Amelia’s Story

As told by Volker Kromm, Executive Director of the Regional Food Distribution Association:

There are many corners of our region that I will never see, or hear of, or even wonder if they exist. Yet within these places, there live people that have countless stories; the type that can either elevate the soul to great heights, or more often melt the hardest heart.
I met Amelia the other day, as I was helping to deliver emergency food, in a little known village north of Ignace. In my work as the Executive Director of the RFDA, I feel it is important to understand the depth and breadth of poverty in Northwestern Ontario.
I speak often of the number of people that must resort to food banks in larger urban centres, like Thunder Bay. Fortunately, the public responds, as do the many organizations that feed, clothe and care for our neighbours. These services are vital, since the demand is indeed growing and access is becoming more fractured and complex.

I heard of Amelia by chance, referred by a compassionate person that lives in the village named Liz. Besides the administrative duties and serving the 20 or so students at the school, Liz also finds time for the residents that have fallen through the gaps of the social fabric in her dwindling community. I am certain that kindness is simply one of her innate qualities – sharing her gifts with those much less fortunate.

Amelia lives in a small log cabin, without the conveniences that we take for granted: plumbing, electricity, proper windows, or even home insulation. The space she shares with her adult son is equipped with a wood stove (their only source of heat) which is also used for preparing food in traditional ways. We delivered a few bags of fresh produce bought from a local Thunder Bay farmer, along with basic donated staples and canned goods to ward off hunger.

Upon arriving at her home I realized that we faced a more immediate physical hurdle. Amelia and her son had no firewood to burn, nor the resources to repair their broken chainsaw, or the means to go out into the forest to gather wood. They are both dealing with a litany of health challenges stemming from addictions, malnourishment, frailties of advancing age, and limited mobility.

Amelia is a mere wisp of a woman confined to her bed for the most part, suffering from repeated falls and, I suspect, other not so apparent afflictions. Yet during our visit she smiled broadly, laughed, spoke lovingly, and was openly appreciative of our visit and the offers to help. Amelia sat all the while trembling like a leaf from the cold. We wrapped her blanket around her and gave her woolen mittens and a hat, distributed after donations were made at the local school. It may appear that we were in the right place that day.

There are many other Amelias that you and I may never hear about. Last winter she froze her feet after an exposure episode, was hospitalized, and then released herself, being anxious to be home.

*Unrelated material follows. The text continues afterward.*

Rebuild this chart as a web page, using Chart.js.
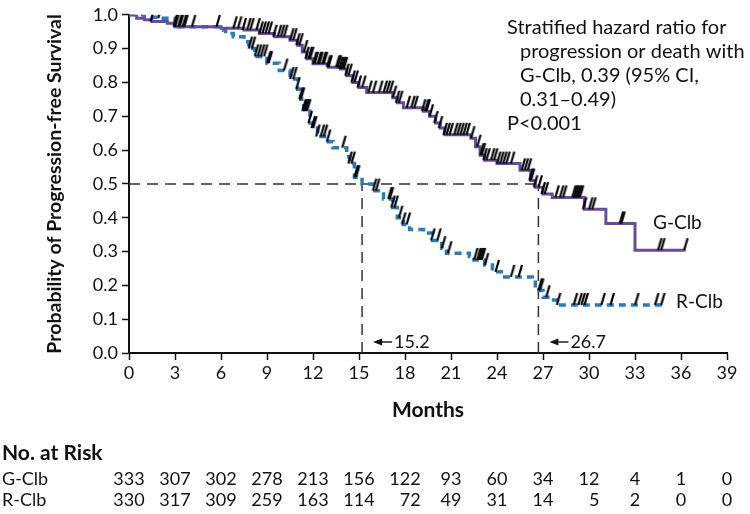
<!DOCTYPE html>
<html>
<head>
<meta charset="utf-8">
<script src="https://cdn.jsdelivr.net/npm/chart.js@4.4.1/dist/chart.umd.min.js"></script>
<style>
  html, body { margin: 0; padding: 0; background: #fff; }
  #wrap { width: 750px; height: 514px; position: relative; }
</style>
</head>
<body>
<div id="wrap"><canvas id="kmChart" width="750" height="514"></canvas></div>
<script>
// x axis ticks (months)
const tickMonths = [0, 3, 6, 9, 12, 15, 18, 21, 24, 27, 30, 33, 36, 39];
const yTicks = [0.0, 0.1, 0.2, 0.3, 0.4, 0.5, 0.6, 0.7, 0.8, 0.9, 1.0];

// G-Clb step curve (time of drop, survival after drop)
const gMonths = [0, 0.5, 1, 1.5, 2.5, 3, 6, 7.5, 8.5, 9.5, 10.5, 11, 11.3, 11.6, 12, 13, 13.8, 14.2, 14.6, 15, 15.5, 17.2, 17.5, 17.9, 19.2, 19.6, 20, 20.3, 20.6, 22.3, 22.6, 22.9, 23.2, 24, 25.5, 26.2, 26.5, 27, 27.6, 29.7, 31.1, 33, 36.3];
const gSurv   = [1.0, 0.99, 0.985, 0.98, 0.975, 0.965, 0.96, 0.955, 0.945, 0.935, 0.925, 0.91, 0.89, 0.87, 0.855, 0.845, 0.84, 0.82, 0.80, 0.785, 0.77, 0.755, 0.74, 0.725, 0.715, 0.70, 0.68, 0.665, 0.645, 0.635, 0.61, 0.585, 0.57, 0.56, 0.54, 0.51, 0.49, 0.47, 0.46, 0.425, 0.383, 0.304, 0.304];

// R-Clb step curve
const rMonths = [0, 1, 2, 3, 6, 6.3, 6.8, 7.5, 7.8, 8.2, 9, 9.8, 10.5, 11, 11.2, 11.4, 11.8, 12, 12.3, 13, 13.3, 14.2, 14.4, 14.7, 15.2, 15.9, 16.6, 17.2, 17.5, 17.9, 18.3, 19.2, 19.8, 20.4, 20.7, 22.2, 22.5, 23.2, 23.7, 24.5, 26.3, 26.5, 27, 27.5, 27.9, 34.8];
const rSurv   = [1.0, 0.993, 0.99, 0.965, 0.955, 0.945, 0.935, 0.92, 0.90, 0.877, 0.857, 0.835, 0.81, 0.78, 0.75, 0.715, 0.68, 0.665, 0.64, 0.625, 0.607, 0.58, 0.56, 0.52, 0.50, 0.48, 0.455, 0.43, 0.40, 0.38, 0.365, 0.355, 0.333, 0.31, 0.295, 0.285, 0.275, 0.26, 0.24, 0.225, 0.215, 0.185, 0.165, 0.157, 0.142, 0.142];

// censoring times
const gCensor = [0.3, 1.5, 3.1, 3.4, 3.7, 4.2, 5.8, 6.9, 7.2, 7.5, 7.8, 8.0, 8.4, 8.6, 8.8, 9.0, 9.2, 9.5, 9.8, 10.0, 10.2, 10.6, 10.8, 11.0, 11.2, 11.5, 11.6, 11.8, 11.9, 12.1, 12.2, 12.4, 12.5, 12.7, 12.8, 13.0, 13.1, 13.6, 13.7, 13.8, 13.9, 14.0, 14.1, 14.2, 14.4, 14.6, 14.8, 15.0, 15.3, 15.7, 16.0, 16.4, 16.7, 16.9, 17.1, 17.3, 17.5, 17.7, 18.2, 18.5, 18.7, 19.2, 19.4, 19.5, 19.7, 20.0, 20.3, 20.6, 20.8, 21.0, 21.3, 21.5, 21.7, 21.9, 22.1, 22.4, 22.8, 23.0, 23.1, 23.2, 23.4, 23.7, 23.9, 24.1, 24.3, 24.5, 24.7, 25.0, 25.7, 25.9, 26.1, 26.2, 26.3, 26.5, 26.8, 27.0, 27.2, 27.9, 28.2, 28.4, 29.0, 29.1, 29.2, 29.3, 29.4, 29.5, 29.7, 30.1, 30.3, 32.1, 32.2, 34.6, 34.8, 36.3];
const rCensor = [0.9, 2.0, 3.0, 3.3, 3.6, 7.9, 8.1, 8.3, 8.5, 8.7, 8.9, 9.1, 9.2, 10.2, 10.6, 10.8, 11.0, 11.2, 11.3, 11.4, 11.5, 11.6, 11.7, 11.8, 12.0, 12.1, 12.3, 12.6, 12.8, 13.0, 14.0, 14.4, 14.6, 14.8, 14.9, 16.0, 16.2, 17.0, 17.1, 17.2, 17.4, 17.7, 17.9, 18.2, 19.8, 20.2, 20.5, 20.9, 22.6, 22.8, 22.9, 23.0, 23.1, 23.3, 24.0, 25.0, 25.5, 26.8, 26.9, 27.3, 28.0, 29.1, 29.4, 29.6, 29.8, 30.9, 31.5, 33.1, 34.4, 34.8];

// medians
const medianR = 15.2;
const medianG = 26.7;

// number at risk
const riskG = [333, 307, 302, 278, 213, 156, 122, 93, 60, 34, 12, 4, 1, 0];
const riskR = [330, 317, 309, 259, 163, 114, 72, 49, 31, 14, 5, 2, 0, 0];

const PURPLE = '#6a4c9c';
const BLUE = '#2b7bba';
const FONT = 'Lato, "Open Sans", sans-serif';

// survival value at time t from a step curve
function survAt(times, surv, t) {
    let v = surv[0];
    for (let i = 0; i < times.length; i++) {
        if (times[i] <= t) v = surv[i];
    }
    return v;
}

function toPoints(xs, ys) {
    return xs.map((x, i) => ({ x: x, y: ys[i] }));
}

// slash marker for censored patients, bottom of the slash sits on the curve
function makeSlash() {
    const c = document.createElement('canvas');
    c.width = 14; c.height = 28;
    const ctx = c.getContext('2d');
    ctx.strokeStyle = '#000';
    ctx.lineWidth = 2.2;
    ctx.beginPath();
    ctx.moveTo(5.5, 14);
    ctx.lineTo(9, 2);
    ctx.stroke();
    return c;
}
const slash = makeSlash();

// texts, arrows and the risk table
const extrasPlugin = {
    id: 'extras',
    afterDraw(chart) {
        const ctx = chart.ctx;
        const xs = chart.scales.x;
        ctx.save();
        ctx.fillStyle = '#111';
        ctx.textBaseline = 'middle';

        // hazard ratio note
        ctx.font = '20px ' + FONT;
        ctx.textAlign = 'left';
        ctx.fillText('Stratified hazard ratio for', 507, 28);
        ctx.fillText('progression or death with', 520, 52);
        ctx.fillText('G-Clb, 0.39 (95% CI,', 520, 76);
        ctx.fillText('0.31\u20130.49)', 520, 100);
        ctx.fillText('P<0.001', 507, 124);

        // curve labels
        ctx.font = '19px ' + FONT;
        ctx.fillText('G-Clb', 653, 223);
        ctx.fillText('R-Clb', 676, 302);

        // median arrows
        const yArrow = 342;
        ctx.font = '18px ' + FONT;
        [medianR, medianG].forEach(m => {
            const px = xs.getPixelForValue(m);
            ctx.strokeStyle = '#111';
            ctx.lineWidth = 1.4;
            ctx.beginPath();
            ctx.moveTo(px + 16, yArrow);
            ctx.lineTo(px + 30, yArrow);
            ctx.stroke();
            ctx.beginPath();
            ctx.moveTo(px + 11, yArrow);
            ctx.lineTo(px + 20, yArrow - 3.5);
            ctx.lineTo(px + 20, yArrow + 3.5);
            ctx.closePath();
            ctx.fill();
            ctx.fillText(m.toFixed(1), px + 32, yArrow);
        });

        // number at risk table
        ctx.font = 'bold 21px ' + FONT;
        ctx.fillText('No. at Risk', 2, 453);
        ctx.font = '18px ' + FONT;
        ctx.fillText('G-Clb', 2, 479);
        ctx.fillText('R-Clb', 2, 500);
        ctx.textAlign = 'right';
        tickMonths.forEach((m, i) => {
            const a = String(riskG[i]);
            const b = String(riskR[i]);
            const w = Math.max(ctx.measureText(a).width, ctx.measureText(b).width);
            const px = xs.getPixelForValue(m) + w / 2;
            ctx.fillText(a, px, 479);
            ctx.fillText(b, px, 500);
        });
        ctx.restore();
    }
};

const ctx = document.getElementById('kmChart').getContext('2d');
new Chart(ctx, {
    type: 'line',
    data: {
        datasets: [
            {
                // median reference lines
                data: [{ x: 0, y: 0.5 }, { x: medianG, y: 0.5 }],
                borderColor: '#333', borderWidth: 1.5, borderDash: [11, 7],
                pointRadius: 0, fill: false, order: 5
            },
            {
                data: [{ x: medianR, y: 0 }, { x: medianR, y: 0.5 }],
                borderColor: '#333', borderWidth: 1.5, borderDash: [11, 7],
                pointRadius: 0, fill: false, order: 5
            },
            {
                data: [{ x: medianG, y: 0 }, { x: medianG, y: 0.5 }],
                borderColor: '#333', borderWidth: 1.5, borderDash: [11, 7],
                pointRadius: 0, fill: false, order: 5
            },
            {
                label: 'R-Clb',
                data: toPoints(rMonths, rSurv),
                stepped: 'before',
                borderColor: BLUE, borderWidth: 3.5, borderDash: [7, 5],
                pointRadius: 0, fill: false, order: 3
            },
            {
                label: 'G-Clb',
                data: toPoints(gMonths, gSurv),
                stepped: 'before',
                borderColor: PURPLE, borderWidth: 3,
                pointRadius: 0, fill: false, order: 2
            },
            {
                type: 'scatter',
                data: rCensor.map(t => ({ x: t, y: survAt(rMonths, rSurv, t) })),
                pointStyle: slash, pointRadius: 7, showLine: false, order: 1
            },
            {
                type: 'scatter',
                data: gCensor.map(t => ({ x: t, y: survAt(gMonths, gSurv, t) })),
                pointStyle: slash, pointRadius: 7, showLine: false, order: 1
            }
        ]
    },
    options: {
        responsive: false,
        animation: false,
        events: [],
        layout: { padding: { left: 2, right: 23, top: 13, bottom: 91 } },
        plugins: {
            legend: { display: false },
            tooltip: { enabled: false }
        },
        scales: {
            x: {
                type: 'linear',
                min: 0, max: 39,
                afterBuildTicks: axis => { axis.ticks = tickMonths.map(v => ({ value: v })); },
                afterFit: axis => { axis.height = 70; },
                ticks: { color: '#111', font: { family: FONT, size: 18 }, padding: 2, maxRotation: 0 },
                grid: { drawOnChartArea: false, drawTicks: true, tickLength: 7, tickColor: '#111', tickWidth: 1.5 },
                border: { color: '#111', width: 2 },
                title: { display: true, text: 'Months', color: '#111', font: { family: FONT, size: 21, weight: 'bold' }, padding: { top: 0, bottom: 0 } }
            },
            y: {
                min: 0, max: 1,
                afterBuildTicks: axis => { axis.ticks = yTicks.map(v => ({ value: v })); },
                afterFit: axis => { axis.width = 127; },
                ticks: { color: '#111', font: { family: FONT, size: 18 }, padding: 4, callback: v => Number(v).toFixed(1) },
                grid: { drawOnChartArea: false, drawTicks: true, tickLength: 7, tickColor: '#111', tickWidth: 1.5 },
                border: { color: '#111', width: 2 },
                title: { display: true, text: 'Probability of Progression-free Survival', color: '#111', font: { family: FONT, size: 19.5, weight: 'bold' }, padding: { top: 41, bottom: 0 } }
            }
        }
    },
    plugins: [extrasPlugin]
});
</script>
</body>
</html>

I commend the regional health authorities for their role as the vital health links to these invisible people, that have no voice, and lack a vibrant community around them. As an outcome of this experience, we have resolved to carry extra blankets, clothing, and food when visiting our forgotten neighbours. I will look for a functioning chainsaw and even carry a few sticks of wood in my truck – enough to take the edge off the cold, make some tea, and soften some vegetables so they can be eaten without dentures.

We are collectively blessed by the many individuals and organizations, like the Mary Berglund Community Health Centre, that extend their umbrella of care into every nook and cranny of the hinterlands. Intuitively, we know that we are stronger together if each does a small part. I am repeatedly humbled by what can be done by so few.

I am rarely prepared to see the ravages of poverty, misfortune, and life’s harsh circumstances. It is important to communicate a few of these stories. Otherwise we will continue to rely solely on the instincts and training of too few professionals and the selfless commitment of volunteers, like Liz.

I have a photo of Amelia to remind me of the importance of generosity and caring. My current calling happens to be the most difficult job that I have ever had, yet one that I embrace willingly. I am also not naïve to think that any of us should be acting alone, or that our charity is always welcome, or that someone will always ask for assistance. It is important though, to always stand ready.

Amelia’s strength inspires me. The conditions she must endure haunt me daily. Shelter, warmth, clothing, food, health care, and the simplest supports for those times when we cannot walk alone should not be too much to ask.

The next time when opportunity does knock, I will be bold enough to ask business leaders, politicians, and countless generous individuals to be giving. It is the members and affiliates of the RFDA that do so much more than just give out food. I would like to be more like them.